Mangrove forests are healing after decades of human destruction

Long known as one of the planet’s most underappreciated environmental workhorses, coastal mangrove forests are now making a surprising global recovery, according to new research published by an international team of scientists. For nearly half a century, these salt-tolerant swampy trees faced rapid, widespread clearing as coastal development, industrial aquaculture, and agricultural expansion pushed human activity deeper into tropical and subtropical shorelines. But the latest study reveals a striking reversal of this decades-long trend: since 2010, global mangrove coverage has grown at a faster rate than it has declined.

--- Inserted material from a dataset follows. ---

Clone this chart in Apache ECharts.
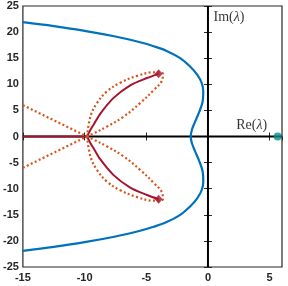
<!DOCTYPE html>
<html><head><meta charset="utf-8">
<script src="https://cdn.jsdelivr.net/npm/echarts@6/dist/echarts.min.js"></script>
<style>html,body{margin:0;padding:0;background:#fff}#c{width:288px;height:286px}</style>
</head><body><div id="c"></div>
<script>
var xTicks = [-15, -10, -5, 0, 5];
var yTicks = [-25, -20, -15, -10, -5, 0, 5, 10, 15, 20, 25];
var blueCurve = [[-15,21.9],[-12.5,21.15],[-10,20.25],[-7.5,19.15],[-5.5,18.05],[-4.4,17.3],[-3.35,16.4],[-2.25,15.0],[-1.45,13.4],[-0.86,11.8],[-0.5,10.2],[-0.38,8.6],[-0.43,6.7],[-0.7,4.75],[-1.05,2.8],[-1.3,1.3],[-1.4,0],
  [-1.3,-1.3],[-1.05,-2.8],[-0.7,-4.75],[-0.43,-6.7],[-0.38,-8.6],[-0.5,-10.2],[-0.86,-11.8],[-1.45,-13.4],[-2.25,-15.0],[-3.35,-16.4],[-4.4,-17.3],[-5.5,-18.05],[-7.5,-19.15],[-10,-20.25],[-12.5,-21.15],[-15,-21.9]];
var redAxis = [[-15,0],[-9.8,0]];
var redUpper = [[-9.8,0],[-9.5,1.4],[-9.26,2.3],[-8.72,4.4],[-7.65,7.4],[-6.3,9.8],[-4.95,11.2],[-4.0,12.0]];
var redLower = [[-9.8,0],[-9.5,-1.4],[-9.26,-2.3],[-8.72,-4.4],[-7.65,-7.4],[-6.3,-9.8],[-4.95,-11.2],[-4.0,-12.0]];
var redTips = [[-4.0,12.0],[-4.0,-12.0]];
var orangeLoopUpper = [[-9.8,0],[-9.53,3.8],[-9.0,6.4],[-8.2,8.6],[-7.1,10.3],[-5.76,11.6],[-4.4,12.3],[-3.65,12.0],[-3.7,10.9],[-4.4,8.9],[-5.5,6.4],[-6.84,3.8],[-8.18,1.9],[-9.26,0.6],[-9.8,0]];
var orangeLoopLower = [[-9.8,0],[-9.53,-3.8],[-9.0,-6.4],[-8.2,-8.6],[-7.1,-10.3],[-5.76,-11.6],[-4.4,-12.3],[-3.65,-12.0],[-3.7,-10.9],[-4.4,-8.9],[-5.5,-6.4],[-6.84,-3.8],[-8.18,-1.9],[-9.26,-0.6],[-9.8,0]];
var orangeRayUp = [[-15,6],[-9.8,0]];
var orangeRayDown = [[-15,-6],[-9.8,0]];
var tealPoint = [[5.65,0]];
var zeroH = [[-15,0],[6,0]];
var zeroV = [[0,-25],[0,25]];

var chart = echarts.init(document.getElementById('c'));
var FONT = 'Liberation Sans';
function axisCommon(){
  return {axisLine:{show:false},splitLine:{show:false},
    axisTick:{show:true,inside:true,length:4,lineStyle:{color:'#262626',width:1}}};
}
var xb = Object.assign(axisCommon(),{type:'value',min:-15,max:6,interval:5,position:'bottom',
  axisLabel:{show:true,showMaxLabel:false,color:'#262626',fontFamily:FONT,fontWeight:'bold',fontSize:11,margin:5,
    formatter:function(v){return xTicks.indexOf(v)>=0?String(v):'';}}});
var xt = Object.assign(axisCommon(),{type:'value',min:-15,max:6,interval:5,position:'top',axisLabel:{show:false}});
var yl = Object.assign(axisCommon(),{type:'value',min:-25,max:25,interval:5,position:'left',
  axisLabel:{show:true,color:'#262626',fontFamily:FONT,fontWeight:'bold',fontSize:11,margin:4,
    formatter:function(v){return yTicks.indexOf(v)>=0?String(v):'';}}});
var yr = Object.assign(axisCommon(),{type:'value',min:-25,max:25,interval:5,position:'right',axisLabel:{show:false}});

function line(data,color,width,type,z){
  return {type:'line',data:data,showSymbol:false,symbol:'none',smooth:false,animation:false,silent:true,z:z||2,
    lineStyle:{color:color,width:width,type:type||'solid',cap:'butt'}};
}
var ORANGE='#D95319', RED='#A2142F', BLUE='#0072BD';
var dot=[2,2.4];
var rich = {n:{fontFamily:'Liberation Serif',fontSize:14,color:'#000'},i:{fontFamily:'Liberation Serif',fontStyle:'italic',fontSize:14,color:'#000'}};
chart.setOption({
  animation:false,
  grid:{left:22,right:6,top:6,bottom:19,show:true,borderColor:'#262626',borderWidth:1.2,backgroundColor:'transparent'},
  xAxis:[xb,xt], yAxis:[yl,yr],
  series:[
    line(zeroH,'#000',2,'solid',1),
    line(zeroV,'#000',2,'solid',1),
    Object.assign(line(blueCurve,BLUE,2.2),{smooth:0.35}),
    line(redAxis,RED,2.2,'solid',3),
    Object.assign(line(redUpper,RED,2),{smooth:0.3,z:3}),
    Object.assign(line(redLower,RED,2),{smooth:0.3,z:3}),
    Object.assign(line(orangeLoopUpper,ORANGE,2.2,dot),{smooth:0.4,z:4}),
    Object.assign(line(orangeLoopLower,ORANGE,2.2,dot),{smooth:0.4,z:4}),
    line(orangeRayUp,ORANGE,2.2,dot,4),
    line(orangeRayDown,ORANGE,2.2,dot,4),
    {type:'scatter',data:redTips,symbol:'diamond',symbolSize:[8,9],itemStyle:{color:RED},z:5,silent:true},
    {type:'scatter',data:tealPoint,symbol:'circle',symbolSize:8,itemStyle:{color:'#0B8C88'},z:5,silent:true},
    {type:'scatter',data:[[0.45,22.9]],symbolSize:0,z:6,silent:true,
      label:{show:true,position:'right',distance:0,formatter:'{n|Im(}{i|λ}{n|)}',rich:rich}},
    {type:'scatter',data:[[4.8,0.4]],symbolSize:0,z:6,silent:true,
      label:{show:true,position:'left',distance:0,verticalAlign:'bottom',offset:[0,-2],formatter:'{n|Re(}{i|λ}{n|)}',rich:rich}}
  ]
});
</script></body></html>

Mangroves deliver a rare stack of interconnected ecological and community benefits that few other ecosystems can match. Their dense, tangled root systems act as natural coastal barriers, dissipating wave energy from storm surges and tsunamis to shield millions of people living in low-lying coastal communities. They are also unparalleled carbon sinks, storing up to five times more carbon dioxide per hectare than most terrestrial forests, making them a critical natural tool in the fight against anthropogenic climate change. Beyond climate and protection, their root networks form thriving nurseries for hundreds of species of fish, crustaceans, and other marine life, supporting global fisheries and coastal biodiversity.

From the 1980s through 2010, this vital ecosystem suffered devastating losses: more than 12,000 square kilometers of mangrove forest—an area roughly equal to the entire island nation of Jamaica—was cleared across Asia, Africa, and the Americas. Today, that net loss has shrunk dramatically to just 849 square kilometers total since the 1980s, a staggering reduction that points to widespread, meaningful change in how communities and governments value these forests.

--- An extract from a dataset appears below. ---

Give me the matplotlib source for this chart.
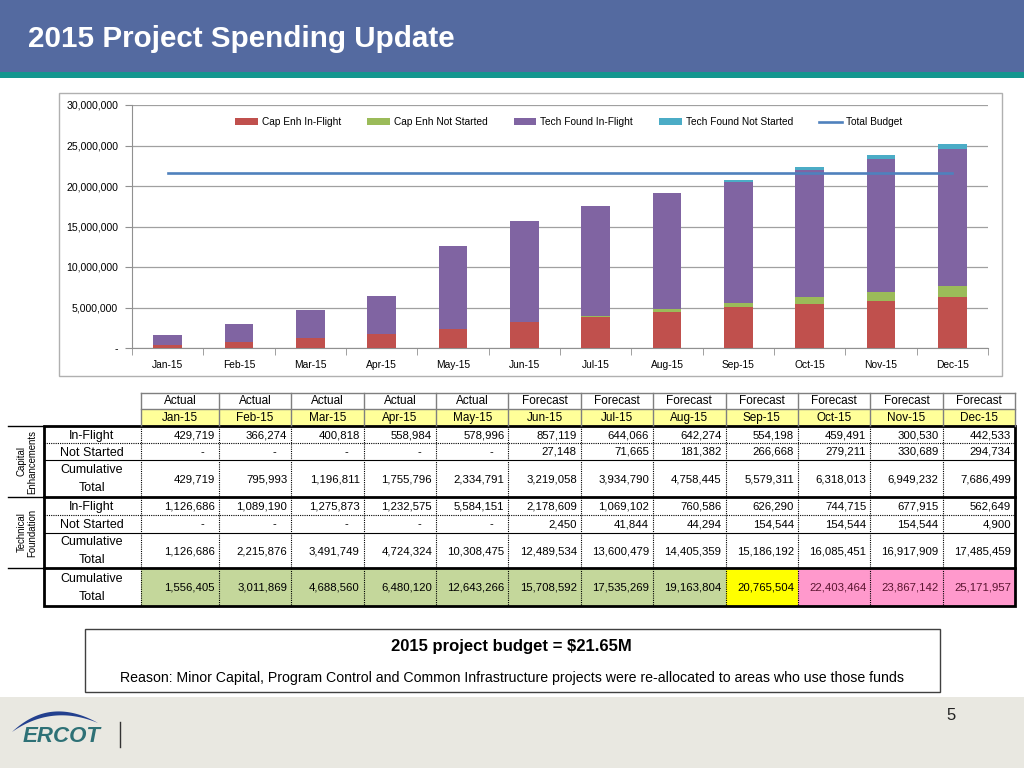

Researchers attribute this shift to multiple interconnected factors, starting with shifting public and policy attitudes spurred by high-profile climate disasters. The 2004 Indian Ocean tsunami, which killed hundreds of thousands of people across the region, was a turning point: communities observed that shorelines protected by intact mangrove forests suffered far less damage and loss of life than those where forests had been cleared. In Indonesia, one of the world’s most mangrove-dense nations, this awareness led to a sharp slowdown in clearing mangroves for commercial fish farms. A similar shift followed Cyclone Nargis in Myanmar in 2008, reinforced by a national logging ban implemented in 2016; today, mangrove coverage is growing steadily there, while it has stabilized in Indonesia after decades of decline.

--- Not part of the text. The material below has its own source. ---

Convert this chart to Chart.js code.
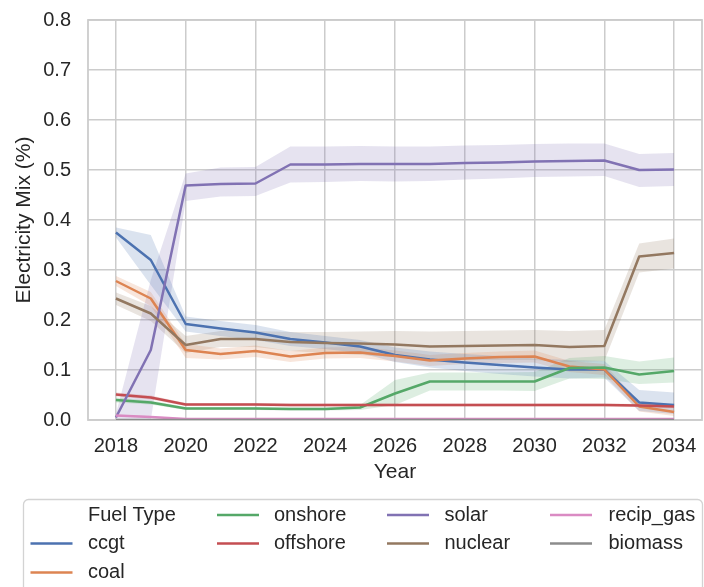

Beyond policy and awareness, researchers highlight mangroves’ extraordinary natural resilience as a key driver of recovery. Once human clearing activity stops, these forests can regenerate naturally and expand on their own far faster than many restoration projects can achieve. Improved satellite imaging technology also played a role in documenting this recovery: the study used high-resolution Landsat satellite data, which is far more sensitive to small changes in forest canopy coverage than older mapping systems, allowing scientists to detect new growth that previous global assessments missed. Independent experts note this new data marks a major advance in global mangrove monitoring.

Even with this encouraging trend, the research warns of remaining threats and uneven progress across regions. West and Central Africa have emerged as new hotspots of mangrove destruction, with the Niger Delta standing out as a particularly hard-hit area. Oil exploration and pipeline construction have left clear, permanent cut through large swathes of the delta’s mangroves, with ongoing pollution degrading remaining stands. Additionally, some new mangrove growth has a hidden environmental cost: in regions like Brazil, increased nutrient runoff from upstream deforestation and mining has created fertile growing conditions for downstream mangroves, meaning one ecosystem’s loss is fueling another’s gain. Intense tropical cyclones also continue to cause large, sudden annual losses from Australia to the Caribbean, threatening long-term recovery in storm-prone regions.

Despite these caveats, the study’s authors frame the overall trend as a clear win for conservation. Not only has net loss slowed to a near standstill, but existing mangrove forests are also growing healthier: the proportion of closed-canopy mangroves—the most carbon-dense and biodiverse form of the ecosystem—has increased by nearly 20% since the 1980s. Lead researcher Dr. Zhen Zhang of Tulane University emphasized that the global trajectory is clearly moving in the right direction, proving that intentional conservation policy and increased public awareness can reverse even decades of ecosystem decline.